Bankacılık hizmetini sunarken mevcut düzenlemeler ve diğer tüm bankalarca bilinen ve izlenen dış ticaret uygulamaları dışında hiçbir mekanizma, yöntem veya sistem kullanılmamaktadır. Yapılan tüm dış ticaret işlemleri ve para transferleri açık, şeffaf ve sistem üzerinde ilgili otoritelerce izlenebilir durumdadır.
Bankamızın tüm iş ve işlemleri birçok denetim otoritesince düzenli olarak denetlenmektedir. Yapılan bu denetimlerde herhangi bir ülke veya firmaya yönelik olarak verilen dış ticarete ilişkin bankacılık hizmetlerimiz nedeniyle bugüne kadar herhangi bir hukuka aykırılık tespit edilmemiştir. Herhangi bir ülkeyle ilgili olarak mahiyeti belirsiz ve hukuksuz hiçbir ticari işleme taraf olunmamış ve kaynağı ve mahiyeti belirsiz hiçbir transfer işlemi gerçekleştirilmemiştir.
İran ile yapılan ticarete Bankamızın sağladığı aracılık hizmeti tamamen yukarıda izah edilen çerçevede gerçekleştirilmiştir. Bu ticari işlemin mahiyeti Ülkemizin İran'dan ithal ettiği doğalgaz ve ham petrol bedelleriyle söz konusu ülkeye herhangi bir yaptırıma tabi olmayan mal ve hizmet ihracatının bedellerinin ödenmesinden ibarettir. Daha önce de belirtildiği üzere bu ödemelerde kullanılan paranın kaynağı, kullanımı ve dış ticaretin tarafları açık, şeffaf ve sistem üzerinde izlenebilir durumdadır.
01 Temmuz 2013 tarihine kadar İran'a yönelik kıymetli maden satışını engelleyen hiçbir yurtiçi veya uluslararası kural, düzenleme veya yasaklama kararı bulunmamaktadır. Bu çerçevede kıymetli maden satmak isteyen firmaların iştigal alanının bu olması halinde ihracat yapmasında belirtilen tarihe kadar engel bir durumdan söz etmek de mümkün değildir.

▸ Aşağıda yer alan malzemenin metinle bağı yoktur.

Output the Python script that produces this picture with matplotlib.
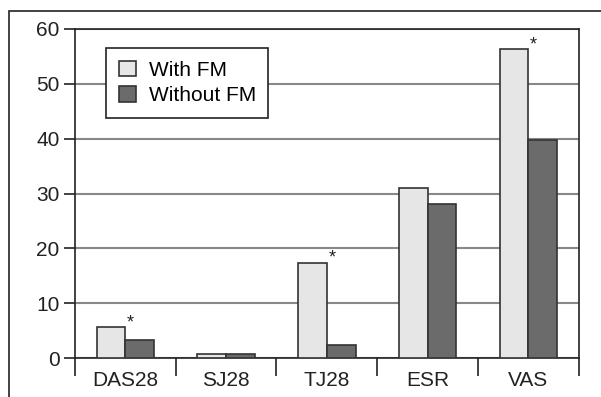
import numpy as np
import matplotlib.pyplot as plt
from matplotlib.patches import Rectangle

plt.rcParams['font.family'] = ['Liberation Sans', 'DejaVu Sans']

categories = ["DAS28", "SJ28", "TJ28", "ESR", "VAS"]
with_fm = [5.7, 0.8, 17.4, 31.0, 56.3]
without_fm = [3.3, 0.8, 2.3, 28.1, 39.8]
significant = [True, False, True, False, True]
y_ticks = [0, 10, 20, 30, 40, 50, 60]

fig = plt.figure(figsize=(6.01, 3.97), dpi=100)
fig.patches.append(Rectangle((9 / 601, -0.1), 1.2, (397 - 11) / 397 + 0.1,
                             transform=fig.transFigure, fill=False,
                             edgecolor="#222222", linewidth=1.2))
ax = fig.add_axes([75 / 601, 39 / 397, (578.7 - 75) / 601, (358 - 29) / 397])

x = np.arange(len(categories))
w = 0.285
ax.bar(x - w / 2, with_fm, w, color="#e6e6e6", edgecolor="#333333",
       linewidth=1.2, label="With FM", zorder=3)
ax.bar(x + w / 2, without_fm, w, color="#6b6b6b", edgecolor="#333333",
       linewidth=1.2, label="Without FM", zorder=3)

# significance markers
for i, sig in enumerate(significant):
    if sig:
        ax.text(x[i] + 0.05, with_fm[i] - 0.8, "*", ha="center", va="bottom",
                fontsize=13, color="#222222")

ax.set_xlim(-0.5, len(categories) - 0.5)
ax.set_ylim(0, 60)
ax.set_yticks(y_ticks)
ax.tick_params(axis="y", length=8, width=1.2, labelsize=15, pad=3,
               colors="#222222")
ax.set_xticks(x)
ax.set_xticklabels(categories)
ax.set_xticks(np.arange(-0.5, len(categories)), minor=True)
ax.tick_params(axis="x", which="major", length=0, labelsize=15, pad=9.5,
               colors="#222222")
ax.tick_params(axis="x", which="minor", length=13, width=1.2,
               direction="out", color="#222222")

ax.yaxis.grid(True, color="#888888", linewidth=1.5, zorder=0)
ax.set_axisbelow(True)
for s in ax.spines.values():
    s.set_color("#222222")
    s.set_linewidth(1.2)

leg = ax.legend(loc="upper left", bbox_to_anchor=(31 / 503.7, 1 - 19 / 329),
                fontsize=15, frameon=True, fancybox=False, framealpha=1,
                edgecolor="#222222", handlelength=0.85, handleheight=0.8,
                borderpad=0.6, labelspacing=0.3, handletextpad=0.6,
                borderaxespad=0)
leg.get_frame().set_linewidth(1.2)

fig.savefig("out.png", dpi=100)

01 Temmuz 2013'ten sonraki işlemler için ise, ABD'nin İran'a kıymetli maden satışına yaptırım kararı alacağının dünya genelinde ilan edilmesi üzerine, 10 Haziran 2013 tarihi itibariyle işlemlere Bankamız tarafından son verilmiştir.
Tüm işlemlerinde olduğu gibi Bankamız İran ile yapılan dış ticaret kapsamında istemek ve incelemekle mükellef olduğu tüm evrakları ayrım göstermeksizin müşterilerinden talep etmiş, bunları düzenlemelere uygun bir şekilde kontrol etmiş ve her an denetime hazır olacak şekilde saklamıştır.
Ayrıca belirtmek gerekir ki Bankamız bugüne kadar hiçbir şekilde herhangi bir ülkeye doğrudan kıymetli maden satmamış, kıymetli maden almamış ve kıymetli maden transferi yapmamıştır. Bankamız sadece aracılığını üstlendiği ithalatçı firmanın talimatı üzerine Türkiye'de kurulu kıymetli maden ticareti yapan firmalara ihracat satış bedellerini ödemiştir.
Yukarıda belirtilen açıklamalar doğrultusunda
Bankamızın ulusal ve uluslararası düzenlemelere aykırı hiçbir iş veya işlemi olmadığı gibi, bu işlemler nedeniyle Halkbank'ın tüzel kişiliğine yönelik olarak gerek Emniyet gerekse Yargı tarafından herhangi bir inceleme ve soruşturma bulunmamaktadır.
Bankamızın faaliyetlerini geçmişte olduğu gibi bugün ve gelecekte de tüm ulusal ve uluslararası düzenlemelere uygun ve kesintisiz bir şekilde sürdüreceğini kamuoyunun bilgisine sunarız.